The most sensible way to implement new standardized tests in California is to:
A. Require school districts to give the STAR test one more time, even as scores are dropping and educators and students alike know that the exam is being phased out.
B. Mandate one more year of STAR testing while simultaneously giving students a new pilot test and requiring teachers to learn the new Common Core curriculum.
C. Dump the STAR test now, and allow teachers and students to focus on learning and adjusting to Common Core in preparation for the first official round of testing in spring 2015.
The common sense answer is C. And after much debate, it appears California may be moving in that direction. But if that effort fails, California will continue on a path toward both A and B, meaning more time, money and energy wasted on a testing program that's already headed for the shelf.

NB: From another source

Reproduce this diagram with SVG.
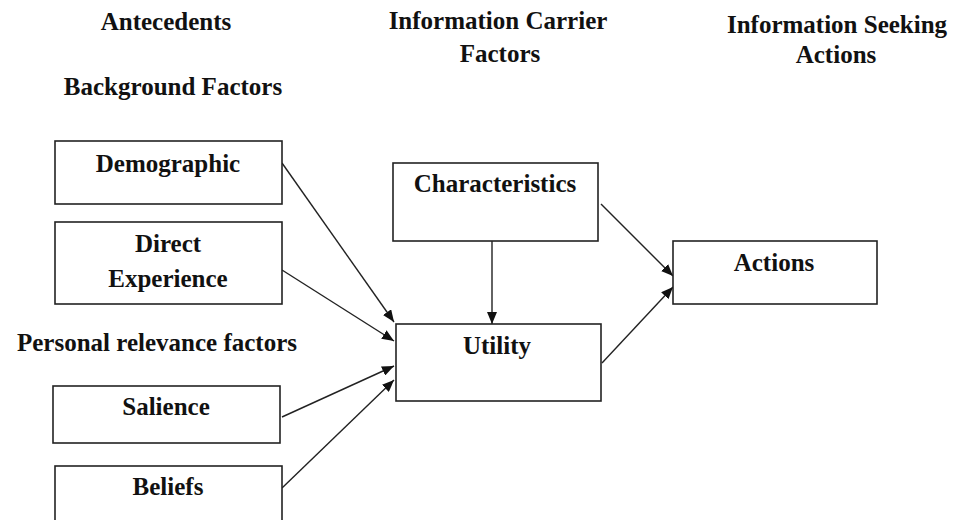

A bill working its way through the state Legislature would allow all districts in the state to accelerate the schedule. AB 484 by Assemblywoman Susan Bonilla, D-Concord, would officially replace the STAR program with the new Measurement of Academic Performance and Progress system. The bill, which has been approved in the Assembly and is now in the state Senate, makes sense. By suspending STAR, it would allow teachers and students to focus on the new program, giving more credibility and more meaning to pilot testing this spring. Moreover, it would allow students and parents to get a better understanding of Common Core, a new curriculum that will replace the education and testing systems set up in response to the federal No Child Left Behind program established in 2001.
Under No Child Left Behind, 100 percent of all students were supposed to be proficient or advanced in specific subject areas by next spring. California made great progress on test scores. But given the poverty, mobility and language barriers that plague student populations in many school districts, it was an unrealistic goal from the start.